Mai avuto contrasti?
«Uno sicuramente sì. Negli Stati Uniti, al MIT, conosco Franco Modigliani. Un giorno mi vede in biblioteca mentre sto leggendo la relazione del governatore della Banca d’Italia, Guido Carli. Doveva essere il 1965. Mi chiede di che si tratta e cominciamo a parlarne. Dopo qualche settimana, mi propone di scrivere insieme un saggio sulla politica economica italiana. La mia carriera accademica comincia con quel saggio. Modigliani non era ancora un premio Nobel ma era uno dei più ascoltati economisti del mondo. Torno in Italia e porto una copia del saggio a mio padre. Lui lo sfoglia e va su tutte le furie: “Cosa cavolo scrivete tu e questo Modigliani? Prima di prendere in mano la penna bisogna sapere due cose. Uno: la Banca d’Italia non si attacca mai perché lì ci sono solo persone per bene. Due: cosa c’entra la Banca d’Italia? Cerca solo di compensare le conseguenze dell’azione di governo del centrosinistra. Quindi, se volete polemizzare, fatelo con me, che in quel periodo ero ministro del Bilancio, non con i tecnici”».
Altri momenti di tensione, ad esempio sulla «fermezza» durante il caso Moro?
«No, sulle Brigate rosse credo avesse ragione. Venne frainteso quando disse che andava ripristinata la pena di morte. Forzava la mano per far capire che quella era una guerra e occorreva combatterla. Dopodiché vollero dargli una scorta ma lui la rifiutò: “Se vogliono spararmi è meglio che ammazzino solo me e non i ragazzi della scorta”».
Spesso i figli dei grandi uomini, per reazione, cercano di toglierli dal piedistallo. Lei invece ha imboccato la stessa strada. Come se lo spiega?

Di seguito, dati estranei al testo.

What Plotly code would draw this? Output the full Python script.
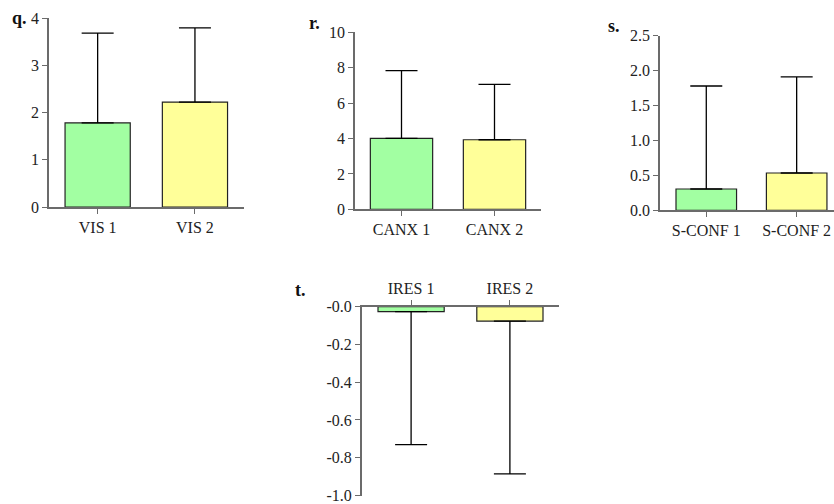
import plotly.graph_objects as go

W, H = 834, 504

q_cats = ["VIS 1", "VIS 2"]
q_vals = [1.78, 2.22]
q_upper = [3.68, 3.79]

r_cats = ["CANX 1", "CANX 2"]
r_vals = [4.01, 3.93]
r_upper = [7.83, 7.06]

s_cats = ["S-CONF 1", "S-CONF 2"]
s_vals = [0.305, 0.534]
s_upper = [1.78, 1.91]

t_cats = ["IRES 1", "IRES 2"]
t_vals = [-0.026, -0.076]
t_lower = [-0.731, -0.885]

colors = ["#A2FFA2", "#FFFF99"]
FONT = "Liberation Serif"
AX = "#6b6b6b"


def px_x(a, b):
    return [a / W, b / W]


def px_y(bottom, top):
    return [1 - bottom / H, 1 - top / H]


fig = go.Figure()


def add_panel(idx, cats, vals, ext, up=True):
    xa = "x" if idx == 1 else f"x{idx}"
    ya = "y" if idx == 1 else f"y{idx}"
    if up:
        err = dict(type="data", symmetric=False,
                   array=[e - v for e, v in zip(ext, vals)],
                   arrayminus=[0] * len(vals),
                   color="black", thickness=1.3, width=16)
    else:
        err = dict(type="data", symmetric=False,
                   array=[0] * len(vals),
                   arrayminus=[v - e for e, v in zip(ext, vals)],
                   color="black", thickness=1.3, width=16)
    fig.add_trace(go.Bar(x=list(range(len(cats))), y=vals, xaxis=xa, yaxis=ya,
                         width=0.67,
                         marker=dict(color=colors, line=dict(color="#222", width=1.2)),
                         error_y=err, showlegend=False))


add_panel(1, q_cats, q_vals, q_upper)
add_panel(2, r_cats, r_vals, r_upper)
add_panel(3, s_cats, s_vals, s_upper)
add_panel(4, t_cats, t_vals, t_lower, up=False)

tickfont = dict(family=FONT, size=16, color="#222")


def xaxis(dom, anchor, cats, rng, side="bottom"):
    return dict(domain=dom, anchor=anchor, range=rng, tickmode="array",
                tickvals=list(range(len(cats))), ticktext=cats,
                showline=True, linecolor=AX, linewidth=1.5,
                ticks="outside", ticklen=5, tickcolor=AX, tickwidth=1.3,
                showgrid=False, zeroline=False, tickfont=tickfont, side=side,
                fixedrange=True, automargin=False, ticklabeloverflow="allow")


def yaxis(dom, anchor, rng, tickvals, ticktext):
    return dict(domain=dom, anchor=anchor, range=rng, tickmode="array",
                tickvals=tickvals, ticktext=ticktext,
                showline=True, linecolor=AX, linewidth=1.5,
                ticks="outside", ticklen=5, tickcolor=AX, tickwidth=1.3,
                showgrid=False, zeroline=False, tickfont=tickfont,
                fixedrange=True, automargin=False, ticklabeloverflow="allow")


fig.update_layout(
    template="none",
    width=W, height=H, margin=dict(l=0, r=0, t=0, b=0, pad=0, autoexpand=False),
    paper_bgcolor="white", plot_bgcolor="white",
    font=dict(family=FONT, color="#222"),
    xaxis=xaxis(px_x(49, 243.6), "y", q_cats, [-0.5, 1.5]),
    yaxis=yaxis(px_y(207, 18), "x", [0, 4], [0, 1, 2, 3, 4], ["0", "1", "2", "3", "4"]),
    xaxis2=xaxis(px_x(355, 541), "y2", r_cats, [-0.5, 1.5]),
    yaxis2=yaxis(px_y(209.3, 32.3), "x2", [0, 10], [0, 2, 4, 6, 8, 10],
                 ["0", "2", "4", "6", "8", "10"]),
    xaxis3=xaxis(px_x(660, 834), "y3", s_cats, [-0.512, 1.413]),
    yaxis3=yaxis(px_y(210.3, 35.7), "x3", [0, 2.5], [0, 0.5, 1.0, 1.5, 2.0, 2.5],
                 ["0.0", "0.5", "1.0", "1.5", "2.0", "2.5"]),
    xaxis4=xaxis(px_x(361.7, 559.3), "y4", t_cats, [-0.5, 1.5], side="top"),
    yaxis4=yaxis(px_y(495.5, 306.7), "x4", [-1.0, 0], [-1.0, -0.8, -0.6, -0.4, -0.2, 0],
                 ["-1.0", "-0.8", "-0.6", "-0.4", "-0.2", "-0.0"]),
)

labels = [("q.", 19, 18), ("r.", 314, 23), ("s.", 614, 26), ("t.", 300, 290)]
for txt, x, y in labels:
    fig.add_annotation(text=f"<b>{txt}</b>", x=x / W, y=1 - y / H, xref="paper", yref="paper",
                       showarrow=False, font=dict(family=FONT, size=18, color="#111"),
                       xanchor="center", yanchor="middle")

fig.write_html("out.html", config={"displayModeBar": False},
               post_script="document.body.style.margin='0';document.body.style.overflow='hidden';")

«Qualcuno, per un pregiudizio, ha pensato che il Partito Repubblicano fosse diventato un feudo familiare. Mio padre era felice che facessi il professore perché lui non l’aveva potuto fare. Però, con il tempo, ho capito che non gli dispiaceva che avessi raccolto la sua eredità. La risposta che io mi sono dato è che non ho avuto un rifiuto dell’attività di mio padre perché lui non era un uomo di potere, era un uomo di battaglia, di una minoranza guidata da alti ideali, ma così piccola da essere quasi sull’orlo dell’estinzione».